State steps up smuggling fight with €1.5m x-ray scanner

China introduce new technology to tackle cigarette smuggling.

China introduce new technology to tackle cigarette smuggling.

A HIGH-powered scanner costing €1.48m has been ordered by the Government from China as part of its efforts to clampdown on cigarette smugglers.

The mobile scanner, ordered in advance of the recent record haul in Dundalk, Co Louth, has now arrived and will become fully operational in January.

The scanner uses high-energy x-rays to generate an image of a full container or trailer at ports.

A similar scanner is already in place but the new system from Nuctech is considered more advanced by the Revenue Commissioners.

Earlier this month, nine people were arrested after a ship containing 120 million cigarettes worth €50m was seized in Co Louth, following a massive surveillance operation.

The haul, with a potential revenue loss of €40m, was destined for the Irish and UK markets.

It is regarded as the biggest seizure of its type in Europe and described as organised crime on a global scale. the contraband was uncovered after a chartered ship arrived at Greenore Port.

Those who sell illegal cigarettes should face increased fines of at least €10,000 as the State is haemorrhaging around €500m a year in lost revenue because of cigarette smuggling, according to Fine Gael justice spokesperson Charlie Flanagan TD.

The frontbench spokesman last night claimed the average penalty of €423 for trading in illegal cigarettes is “farcical and does not act as a deterrent”. A mandatory fine of €10,000 would be more appropriate, he argued.

“The supply chain that sees illegal cigarettes hitting our streets at knock-down prices must be broken. The current fine of €423 for dealing in illegal cigarettes is a useless deterrent,” he said.

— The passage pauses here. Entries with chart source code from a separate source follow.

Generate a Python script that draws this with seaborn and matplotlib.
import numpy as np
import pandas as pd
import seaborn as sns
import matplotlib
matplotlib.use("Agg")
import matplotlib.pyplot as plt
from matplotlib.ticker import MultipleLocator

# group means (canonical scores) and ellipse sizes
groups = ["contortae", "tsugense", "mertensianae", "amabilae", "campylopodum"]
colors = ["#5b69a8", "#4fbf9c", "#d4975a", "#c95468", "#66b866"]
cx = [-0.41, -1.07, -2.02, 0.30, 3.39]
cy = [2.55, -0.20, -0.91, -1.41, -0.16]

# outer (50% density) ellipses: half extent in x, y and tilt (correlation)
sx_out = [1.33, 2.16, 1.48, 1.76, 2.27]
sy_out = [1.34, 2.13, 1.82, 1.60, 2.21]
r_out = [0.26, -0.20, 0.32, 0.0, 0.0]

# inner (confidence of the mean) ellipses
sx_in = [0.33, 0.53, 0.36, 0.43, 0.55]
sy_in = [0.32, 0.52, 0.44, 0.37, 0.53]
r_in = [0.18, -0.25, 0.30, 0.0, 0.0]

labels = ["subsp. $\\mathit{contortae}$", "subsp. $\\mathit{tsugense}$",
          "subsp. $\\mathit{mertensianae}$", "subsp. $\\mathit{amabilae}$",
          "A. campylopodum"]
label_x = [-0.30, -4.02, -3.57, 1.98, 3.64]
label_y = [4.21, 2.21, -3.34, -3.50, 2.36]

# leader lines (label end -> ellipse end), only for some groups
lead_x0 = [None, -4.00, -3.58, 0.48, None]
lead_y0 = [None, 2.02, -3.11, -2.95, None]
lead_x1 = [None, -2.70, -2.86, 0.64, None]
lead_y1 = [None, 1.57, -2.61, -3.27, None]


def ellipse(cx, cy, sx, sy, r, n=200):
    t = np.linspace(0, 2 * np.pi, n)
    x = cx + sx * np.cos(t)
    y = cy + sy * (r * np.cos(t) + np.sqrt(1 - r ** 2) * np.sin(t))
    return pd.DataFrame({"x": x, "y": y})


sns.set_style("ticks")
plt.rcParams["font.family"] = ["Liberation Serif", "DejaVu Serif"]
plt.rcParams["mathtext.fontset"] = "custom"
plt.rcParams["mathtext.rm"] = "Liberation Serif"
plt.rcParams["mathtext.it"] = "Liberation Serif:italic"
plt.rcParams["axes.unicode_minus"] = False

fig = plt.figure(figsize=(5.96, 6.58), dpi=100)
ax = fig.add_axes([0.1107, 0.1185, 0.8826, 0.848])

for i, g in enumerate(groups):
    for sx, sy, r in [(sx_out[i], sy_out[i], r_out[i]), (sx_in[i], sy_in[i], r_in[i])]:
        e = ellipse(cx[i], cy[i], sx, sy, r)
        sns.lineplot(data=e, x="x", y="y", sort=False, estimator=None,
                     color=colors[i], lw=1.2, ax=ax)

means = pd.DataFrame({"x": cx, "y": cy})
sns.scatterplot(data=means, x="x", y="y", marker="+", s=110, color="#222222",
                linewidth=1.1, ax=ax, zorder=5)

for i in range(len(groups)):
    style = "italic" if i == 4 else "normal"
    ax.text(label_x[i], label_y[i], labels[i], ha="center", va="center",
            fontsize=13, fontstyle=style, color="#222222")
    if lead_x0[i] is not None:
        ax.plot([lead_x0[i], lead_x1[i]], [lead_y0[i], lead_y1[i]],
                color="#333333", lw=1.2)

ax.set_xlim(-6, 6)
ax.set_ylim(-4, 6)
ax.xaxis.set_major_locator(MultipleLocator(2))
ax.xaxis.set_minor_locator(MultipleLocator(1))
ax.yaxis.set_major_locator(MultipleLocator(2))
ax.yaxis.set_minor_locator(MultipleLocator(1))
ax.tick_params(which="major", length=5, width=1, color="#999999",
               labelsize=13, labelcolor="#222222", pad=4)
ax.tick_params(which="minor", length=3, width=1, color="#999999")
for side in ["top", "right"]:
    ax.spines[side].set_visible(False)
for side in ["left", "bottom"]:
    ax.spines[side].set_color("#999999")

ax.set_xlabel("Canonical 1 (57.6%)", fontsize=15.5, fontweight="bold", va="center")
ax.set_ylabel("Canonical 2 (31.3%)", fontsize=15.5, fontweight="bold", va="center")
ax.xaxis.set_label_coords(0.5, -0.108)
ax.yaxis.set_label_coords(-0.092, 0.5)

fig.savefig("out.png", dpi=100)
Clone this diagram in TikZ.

“The Government must send a message to the middlemen who trade illegally in tobacco by imposing hefty fines. If this does not happen the incentive to import cigarettes illegally will remain.”

Ireland‘s criminal gangs are being sustained by a combination of cigarette and drug smuggling, he said.

An estimated 20pc of cigarettes bought in Ireland are purchased on the black market.

Last year, the authorities impounded some 134 million cigarettes but estimates suggest that 826 million cigarettes go undetected annually.